RCS & Verified Messaging FAQs
What Is RCS In Telecom Messaging?
RCS, or Rich Communication Services, is a next-generation messaging standard that allows operators and brands to deliver more interactive, branded, and verified experiences than traditional SMS.
How Does RCS Help Reduce Scam And Spoofing Risks?
RCS helps reduce risk by making legitimate messages easier to identify through branded sender profiles, logos, and verification signals that give consumers more confidence in what they receive.
Why Does Verified Messaging Matter More Now?
As fraud increases and inboxes become more filtered, verified messaging plays a growing role in helping legitimate communications remain visible, credible, and actionable.
Does RCS Replace SMS Completely?
Not entirely. RCS platforms can support SMS fallback, which means messages can still be delivered when a device or network does not support RCS.
What Makes RCS More Effective Than Basic Messaging?

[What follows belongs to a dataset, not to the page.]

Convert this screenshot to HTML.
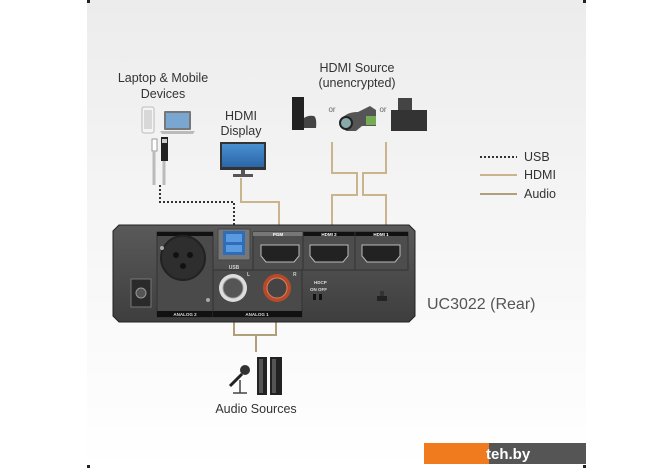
<!DOCTYPE html>
<html><head><meta charset="utf-8"><style>
html,body{margin:0;padding:0;background:#fff;}
svg{display:block;font-family:"Liberation Sans",sans-serif;}
</style></head><body>
<svg width="670" height="471" viewBox="0 0 670 471" xmlns="http://www.w3.org/2000/svg">
<defs>
<linearGradient id="bg" x1="0" y1="0" x2="0" y2="1">
<stop offset="0" stop-color="#ececec"/><stop offset="0.5" stop-color="#f6f6f6"/><stop offset="1" stop-color="#ffffff"/></linearGradient>
<linearGradient id="dev" x1="0" y1="0" x2="0" y2="1">
<stop offset="0" stop-color="#5a5a5a"/><stop offset="1" stop-color="#3e3e3e"/></linearGradient>
<linearGradient id="scr" x1="0" y1="0" x2="0" y2="1">
<stop offset="0" stop-color="#4a90d0"/><stop offset="1" stop-color="#2a66a8"/></linearGradient>
</defs>
<rect x="87" y="0" width="499" height="468" fill="url(#bg)"/>
<rect x="87" y="0" width="3" height="3" fill="#222"/><rect x="583" y="0" width="3" height="3" fill="#222"/>
<rect x="87" y="465" width="3" height="3" fill="#222"/><rect x="583" y="465" width="3" height="3" fill="#222"/>

<g fill="#333" font-size="12.5" text-anchor="middle">
<text x="163" y="82">Laptop &amp; Mobile</text>
<text x="163" y="98">Devices</text>
<text x="357" y="72">HDMI Source</text>
<text x="357" y="87">(unencrypted)</text>
<text x="241" y="120">HDMI</text>
<text x="241" y="135">Display</text>
<text x="256" y="413">Audio Sources</text>
</g>
<text x="427" y="309" font-size="16" fill="#555">UC3022 (Rear)</text>

<!-- phone & laptop -->
<rect x="142" y="107" width="12" height="26" rx="2" fill="#f4f4f4" stroke="#bbb"/>
<rect x="144" y="110" width="8" height="19" fill="#d8d8d8"/>
<rect x="164" y="111" width="27" height="19" rx="1" fill="#777"/>
<rect x="166" y="113" width="23" height="15" fill="#7aa6d2"/>
<path d="M160 131 H195 L193 134 H162 Z" fill="#bbb"/>
<!-- cables -->
<rect x="152" y="139" width="5" height="12" fill="#fff" stroke="#999"/>
<rect x="161" y="137" width="7" height="24" fill="#222"/>
<rect x="162" y="139" width="5" height="4" fill="#ccc"/>
<path d="M154 151 V185 M164 161 V185" stroke="#bbb" stroke-width="3" fill="none"/>
<!-- monitor -->
<rect x="220" y="142" width="46" height="28" fill="#333"/>
<rect x="222" y="144" width="42" height="23" fill="url(#scr)"/>
<rect x="241" y="170" width="4" height="4" fill="#555"/>
<rect x="233" y="174" width="20" height="3" fill="#555"/>
<!-- sources -->
<rect x="292" y="97" width="12" height="33" fill="#222"/>
<path d="M304 118 q4 -3 10 -2 q3 2 2 12 h-12z" fill="#444"/>
<text x="332" y="112" font-size="8" fill="#666" text-anchor="middle">or</text>
<path d="M340 122 q4 -10 18 -10 l12 -6 l6 4 v16 h-14 l-6 5 h-10 z" fill="#555"/>
<circle cx="346" cy="123" r="6" fill="#8aa" stroke="#222" stroke-width="2"/>
<rect x="366" y="116" width="10" height="9" fill="#7a5"/>
<text x="383" y="112" font-size="8" fill="#666" text-anchor="middle">or</text>
<rect x="398" y="98" width="14" height="12" fill="#444"/>
<path d="M391 110 h36 v21 h-36z" fill="#333"/>

<!-- connector lines -->
<g fill="none" stroke-width="2">
<path d="M241 178 V202 H279 V228" stroke="#c9b48d"/>
<path d="M332 142 V173 H357 V195 H332 V228" stroke="#c9b48d"/>
<path d="M386 142 V173 H363 V195 H386 V228" stroke="#c9b48d"/>
<path d="M160 185 V202 H234 V228" stroke="#333" stroke-dasharray="2,2"/>
<path d="M234 318 V335 H276 V318 M256 335 V352" stroke="#b19e7a"/>
</g>
<!-- legend -->
<path d="M480 157 H517" stroke="#333" stroke-width="2" stroke-dasharray="2,2"/>
<path d="M480 175 H517" stroke="#c9b48d" stroke-width="2"/>
<path d="M480 194 H517" stroke="#b19e7a" stroke-width="2"/>
<g font-size="12.5" fill="#333"><text x="524" y="161">USB</text><text x="524" y="179">HDMI</text><text x="524" y="198">Audio</text></g>

<!-- device -->
<path d="M119 225 H409 L415 231 V316 L409 322 H119 L113 316 V231 Z" fill="url(#dev)" stroke="#222"/>
<rect x="131" y="279" width="20" height="28" fill="#2a2a2a" stroke="#777"/>
<circle cx="141" cy="293" r="5" fill="#555" stroke="#999"/>
<!-- analog 2 -->
<rect x="157" y="232" width="56" height="85" fill="#4a4a4a" stroke="#333"/>
<rect x="157" y="232" width="56" height="4" fill="#111"/>
<rect x="157" y="311" width="56" height="6" fill="#111"/>
<text x="185" y="316" font-size="4.5" fill="#ddd" text-anchor="middle" font-weight="bold">ANALOG 2</text>
<circle cx="183" cy="258" r="22" fill="#2e2e2e" stroke="#222" stroke-width="2"/>
<circle cx="176" cy="255" r="3" fill="#111"/><circle cx="190" cy="255" r="3" fill="#111"/><circle cx="183" cy="266" r="3" fill="#111"/>
<circle cx="162" cy="248" r="2" fill="#aaa"/><circle cx="208" cy="300" r="2" fill="#aaa"/>
<!-- usb -->
<rect x="218" y="229" width="32" height="31" fill="#777" stroke="#444"/>
<rect x="223" y="231" width="22" height="24" fill="#2f6db8"/>
<rect x="226" y="234" width="16" height="8" fill="#5a9ae0"/><rect x="226" y="245" width="16" height="7" fill="#5a9ae0"/>
<text x="234" y="269" font-size="5" fill="#ccc" text-anchor="middle" font-weight="bold">USB</text>
<!-- analog 1 -->
<rect x="213" y="270" width="89" height="47" fill="#4a4a4a" stroke="#333"/>
<rect x="213" y="311" width="89" height="6" fill="#111"/>
<text x="257" y="316" font-size="4.5" fill="#ddd" text-anchor="middle" font-weight="bold">ANALOG 1</text>
<circle cx="233" cy="288" r="14" fill="#ddd"/><circle cx="233" cy="288" r="10" fill="#555" stroke="#999"/>
<circle cx="277" cy="288" r="14" fill="#b84a2a"/><circle cx="277" cy="288" r="10" fill="#444" stroke="#e08060"/>
<text x="247" y="276" font-size="5" fill="#ccc" font-weight="bold">L</text>
<text x="293" y="276" font-size="5" fill="#ccc" font-weight="bold">R</text>
<!-- hdmi -->
<rect x="253" y="232" width="155" height="38" fill="#4d4d4d" stroke="#333"/>
<rect x="253" y="232" width="50" height="4" fill="#777"/>
<rect x="303" y="232" width="105" height="4" fill="#111"/>
<path d="M303 232 V270 M355 232 V270" stroke="#333"/>
<g font-size="4.5" fill="#fff" font-weight="bold" text-anchor="middle">
<text x="278" y="236">PGM</text><text x="329" y="236">HDMI 2</text><text x="381" y="236">HDMI 1</text></g>
<g fill="#222" stroke="#bbb" stroke-width="1">
<path d="M261 245 H299 V256 L294 262 H266 L261 256 Z"/>
<path d="M310 245 H348 V256 L343 262 H315 L310 256 Z"/>
<path d="M362 245 H400 V256 L395 262 H367 L362 256 Z"/>
</g>
<g font-size="4.5" fill="#ddd" font-weight="bold">
<text x="314" y="284">HDCP</text><text x="310" y="291">ON OFF</text></g>
<rect x="313" y="294" width="3" height="6" fill="#111"/><rect x="319" y="294" width="3" height="6" fill="#111"/>
<rect x="377" y="296" width="10" height="5" fill="#222"/><rect x="380" y="291" width="4" height="5" fill="#333"/>

<!-- mic & speakers -->
<circle cx="245" cy="370" r="5" fill="#333"/>
<path d="M242 374 L230 386" stroke="#222" stroke-width="3"/>
<path d="M240 380 V393 M233 393 H247" stroke="#444" stroke-width="1.5"/>
<rect x="257" y="357" width="10" height="38" fill="#222"/>
<rect x="270" y="357" width="12" height="38" fill="#222"/>
<rect x="259" y="359" width="4" height="34" fill="#555"/><rect x="272" y="359" width="4" height="34" fill="#555"/>

<!-- logo -->
<rect x="424" y="443" width="65" height="21" fill="#f07a1e"/>
<rect x="489" y="443" width="97" height="21" fill="#555"/>
<text x="486" y="459" font-size="15" fill="#fff" font-weight="bold">teh.by</text>
</svg>
</body></html>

Beyond delivery, RCS gives operators and enterprise clients richer engagement signals such as read receipts, branded profiles, and analytics that help improve campaign performance and service quality.
Is RCS Only Useful For Alerts And One-Time Passwords?
No. Operators are increasingly using RCS to support broader customer journeys, including upgrades, product discovery, and in-message support interactions.
What Business Value Can RCS Create For Operators?
RCS can help operators strengthen trust, improve customer engagement, lower support costs, increase conversion rates, and create new value from their messaging infrastructure.
Why Are Operators Being Pushed To Move Beyond RCS Pilots?
Because trust, visibility, and engagement are becoming central to digital communication, and scaling RCS gives operators a stronger position across messaging, customer experience, and broader cloud communications services.